_SUPPLIED RECORDS_
------------------------------------------------------------------------

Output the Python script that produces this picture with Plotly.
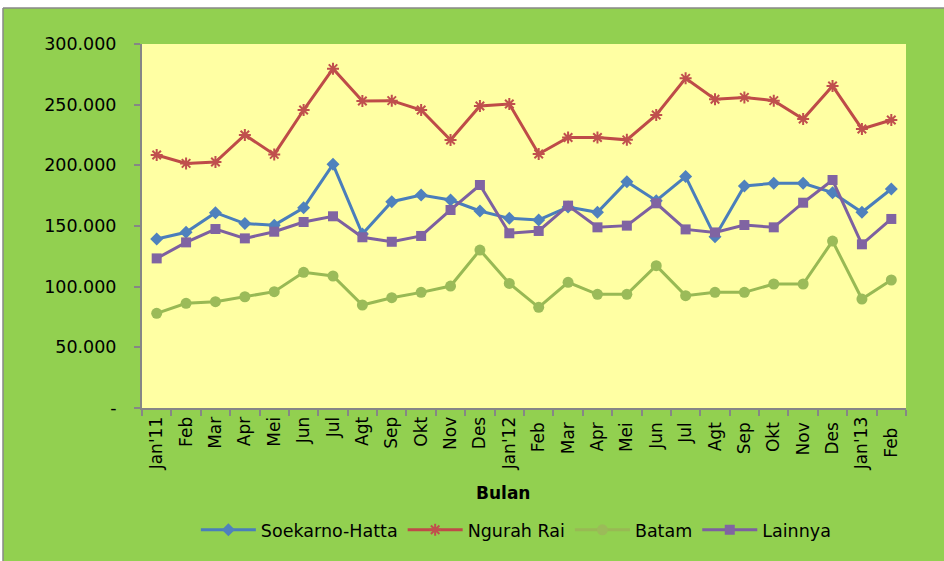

------------------------------------------------------------------------

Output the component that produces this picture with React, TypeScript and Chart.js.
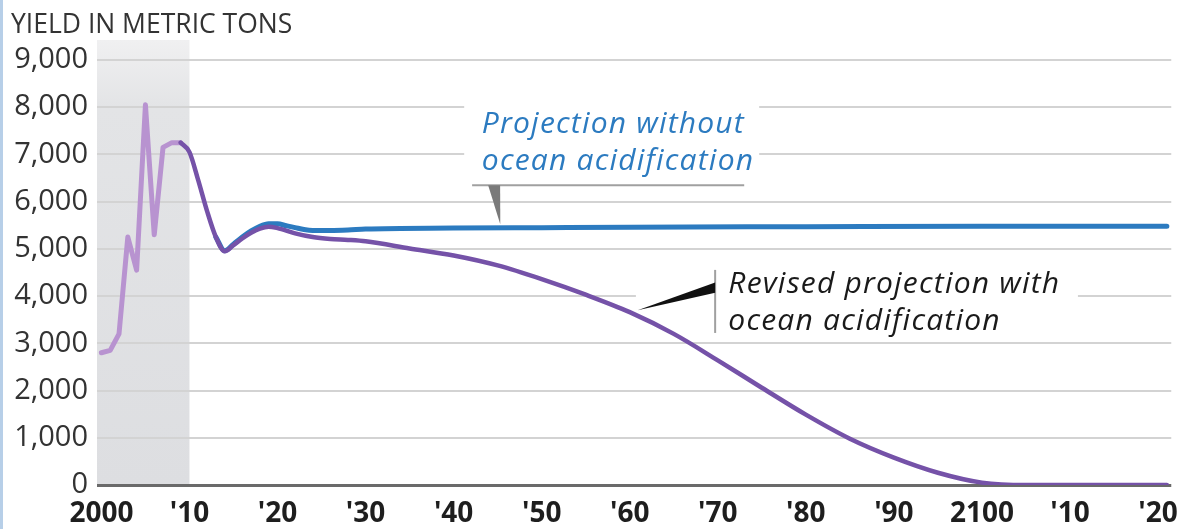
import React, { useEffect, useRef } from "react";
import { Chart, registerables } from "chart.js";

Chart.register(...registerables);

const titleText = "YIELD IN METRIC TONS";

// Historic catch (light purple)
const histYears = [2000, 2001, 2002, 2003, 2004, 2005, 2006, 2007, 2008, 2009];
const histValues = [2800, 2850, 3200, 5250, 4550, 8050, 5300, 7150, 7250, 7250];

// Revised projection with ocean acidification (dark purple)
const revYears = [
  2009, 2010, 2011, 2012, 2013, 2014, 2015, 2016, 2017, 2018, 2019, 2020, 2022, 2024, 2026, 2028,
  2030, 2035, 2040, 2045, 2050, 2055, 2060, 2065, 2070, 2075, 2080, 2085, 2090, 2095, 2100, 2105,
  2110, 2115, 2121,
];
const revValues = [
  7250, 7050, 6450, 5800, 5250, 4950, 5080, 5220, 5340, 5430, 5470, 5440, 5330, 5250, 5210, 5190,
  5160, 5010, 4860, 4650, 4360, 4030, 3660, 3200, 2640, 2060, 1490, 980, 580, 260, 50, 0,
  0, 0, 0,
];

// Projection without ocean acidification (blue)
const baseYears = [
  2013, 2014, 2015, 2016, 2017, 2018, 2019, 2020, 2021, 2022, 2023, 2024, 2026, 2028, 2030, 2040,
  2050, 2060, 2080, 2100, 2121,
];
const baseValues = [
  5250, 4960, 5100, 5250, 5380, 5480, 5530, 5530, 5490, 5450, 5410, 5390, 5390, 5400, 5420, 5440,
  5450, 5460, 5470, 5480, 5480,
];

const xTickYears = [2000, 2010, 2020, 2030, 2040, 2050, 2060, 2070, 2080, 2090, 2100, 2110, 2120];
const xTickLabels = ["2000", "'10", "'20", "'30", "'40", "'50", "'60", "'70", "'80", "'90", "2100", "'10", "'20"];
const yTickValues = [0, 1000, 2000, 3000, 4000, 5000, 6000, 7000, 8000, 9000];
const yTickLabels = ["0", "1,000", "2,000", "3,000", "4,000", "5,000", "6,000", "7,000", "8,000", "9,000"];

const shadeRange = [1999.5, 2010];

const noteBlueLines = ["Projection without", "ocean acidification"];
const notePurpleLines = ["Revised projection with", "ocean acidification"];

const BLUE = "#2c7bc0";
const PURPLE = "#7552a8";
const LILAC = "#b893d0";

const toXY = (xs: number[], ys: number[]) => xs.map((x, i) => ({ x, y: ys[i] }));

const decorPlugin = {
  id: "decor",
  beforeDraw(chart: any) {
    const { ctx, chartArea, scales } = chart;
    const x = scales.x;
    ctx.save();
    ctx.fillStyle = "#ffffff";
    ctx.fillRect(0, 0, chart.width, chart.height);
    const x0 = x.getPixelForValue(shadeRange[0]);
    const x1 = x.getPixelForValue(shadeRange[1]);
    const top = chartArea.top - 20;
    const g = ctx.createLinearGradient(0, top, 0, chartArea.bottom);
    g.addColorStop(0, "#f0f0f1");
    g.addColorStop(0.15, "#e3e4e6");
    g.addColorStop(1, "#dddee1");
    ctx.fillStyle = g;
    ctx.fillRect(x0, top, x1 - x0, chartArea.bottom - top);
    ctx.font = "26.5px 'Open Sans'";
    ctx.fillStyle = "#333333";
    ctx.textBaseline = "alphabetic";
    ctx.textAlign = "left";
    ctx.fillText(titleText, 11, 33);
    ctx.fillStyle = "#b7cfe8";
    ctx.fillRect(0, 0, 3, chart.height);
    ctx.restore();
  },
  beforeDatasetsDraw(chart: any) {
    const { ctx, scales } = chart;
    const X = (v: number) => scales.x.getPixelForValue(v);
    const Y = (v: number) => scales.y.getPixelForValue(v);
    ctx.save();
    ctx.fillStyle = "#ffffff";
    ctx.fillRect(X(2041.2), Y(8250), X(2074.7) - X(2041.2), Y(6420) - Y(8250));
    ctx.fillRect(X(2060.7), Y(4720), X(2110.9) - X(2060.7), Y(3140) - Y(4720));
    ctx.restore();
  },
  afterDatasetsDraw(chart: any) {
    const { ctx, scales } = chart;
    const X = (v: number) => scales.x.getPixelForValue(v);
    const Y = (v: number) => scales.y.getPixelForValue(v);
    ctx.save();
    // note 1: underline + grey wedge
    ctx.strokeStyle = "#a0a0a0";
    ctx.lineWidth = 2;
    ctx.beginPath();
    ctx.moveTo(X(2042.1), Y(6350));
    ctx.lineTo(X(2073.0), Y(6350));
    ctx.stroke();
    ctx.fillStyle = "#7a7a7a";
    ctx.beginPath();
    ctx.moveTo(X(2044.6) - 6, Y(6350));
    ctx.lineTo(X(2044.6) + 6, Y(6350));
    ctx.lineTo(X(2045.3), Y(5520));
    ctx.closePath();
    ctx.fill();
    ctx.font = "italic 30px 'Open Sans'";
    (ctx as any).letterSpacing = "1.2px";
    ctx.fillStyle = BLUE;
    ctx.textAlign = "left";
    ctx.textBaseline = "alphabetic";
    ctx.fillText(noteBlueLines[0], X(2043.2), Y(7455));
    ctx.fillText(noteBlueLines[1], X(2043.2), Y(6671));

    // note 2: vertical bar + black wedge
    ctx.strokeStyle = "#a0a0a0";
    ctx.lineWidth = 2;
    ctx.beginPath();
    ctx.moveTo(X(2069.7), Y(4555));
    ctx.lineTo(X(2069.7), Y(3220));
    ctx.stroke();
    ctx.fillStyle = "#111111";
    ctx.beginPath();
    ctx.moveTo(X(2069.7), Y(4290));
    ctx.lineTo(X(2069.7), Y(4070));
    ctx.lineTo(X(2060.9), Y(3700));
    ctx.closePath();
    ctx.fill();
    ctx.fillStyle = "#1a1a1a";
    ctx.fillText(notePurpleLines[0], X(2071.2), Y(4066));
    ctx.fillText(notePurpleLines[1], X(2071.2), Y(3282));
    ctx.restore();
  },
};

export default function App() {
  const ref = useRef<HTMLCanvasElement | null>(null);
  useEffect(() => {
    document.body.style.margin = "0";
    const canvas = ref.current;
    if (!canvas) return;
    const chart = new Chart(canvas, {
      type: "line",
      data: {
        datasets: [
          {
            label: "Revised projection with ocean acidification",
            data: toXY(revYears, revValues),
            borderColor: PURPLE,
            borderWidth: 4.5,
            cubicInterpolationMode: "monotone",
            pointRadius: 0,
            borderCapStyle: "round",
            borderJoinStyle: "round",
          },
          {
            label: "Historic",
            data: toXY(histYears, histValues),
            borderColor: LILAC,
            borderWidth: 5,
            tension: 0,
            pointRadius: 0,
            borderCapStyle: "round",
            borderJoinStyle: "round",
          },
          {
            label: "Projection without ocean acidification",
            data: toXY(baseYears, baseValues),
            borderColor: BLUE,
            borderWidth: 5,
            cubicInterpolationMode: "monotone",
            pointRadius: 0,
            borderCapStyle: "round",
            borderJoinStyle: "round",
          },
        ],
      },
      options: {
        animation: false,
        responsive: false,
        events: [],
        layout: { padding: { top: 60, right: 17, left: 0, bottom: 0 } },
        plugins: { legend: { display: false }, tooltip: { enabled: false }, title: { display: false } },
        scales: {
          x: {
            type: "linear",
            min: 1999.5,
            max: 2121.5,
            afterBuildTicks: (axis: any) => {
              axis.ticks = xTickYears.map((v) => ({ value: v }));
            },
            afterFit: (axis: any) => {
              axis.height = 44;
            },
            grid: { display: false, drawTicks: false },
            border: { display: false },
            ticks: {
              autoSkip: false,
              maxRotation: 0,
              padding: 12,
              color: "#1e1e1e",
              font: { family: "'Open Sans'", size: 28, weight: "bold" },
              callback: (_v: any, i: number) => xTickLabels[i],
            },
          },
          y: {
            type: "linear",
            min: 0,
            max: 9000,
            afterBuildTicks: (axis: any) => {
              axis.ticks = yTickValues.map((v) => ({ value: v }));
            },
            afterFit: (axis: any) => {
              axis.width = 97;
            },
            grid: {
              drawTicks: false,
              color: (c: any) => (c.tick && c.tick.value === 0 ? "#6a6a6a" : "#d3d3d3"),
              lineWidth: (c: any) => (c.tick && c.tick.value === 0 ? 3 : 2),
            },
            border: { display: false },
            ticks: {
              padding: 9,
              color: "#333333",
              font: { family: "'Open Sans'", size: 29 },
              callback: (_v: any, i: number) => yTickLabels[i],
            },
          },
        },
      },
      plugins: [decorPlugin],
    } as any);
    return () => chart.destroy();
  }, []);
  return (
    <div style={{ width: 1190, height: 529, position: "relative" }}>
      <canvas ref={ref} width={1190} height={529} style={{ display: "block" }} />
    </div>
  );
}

------------------------------------------------------------------------

_PROBLEM TO WORK ON_
Quote word for word only the lines above from the one containing "Output the component" through the one containing "7150, 7250, 7250];". Pictures stay out of your copy.

_FULL RESPONSE_
Output the component that produces this picture with React, TypeScript and Chart.js.
import React, { useEffect, useRef } from "react";
import { Chart, registerables } from "chart.js";

Chart.register(...registerables);

const titleText = "YIELD IN METRIC TONS";

// Historic catch (light purple)
const histYears = [2000, 2001, 2002, 2003, 2004, 2005, 2006, 2007, 2008, 2009];
const histValues = [2800, 2850, 3200, 5250, 4550, 8050, 5300, 7150, 7250, 7250];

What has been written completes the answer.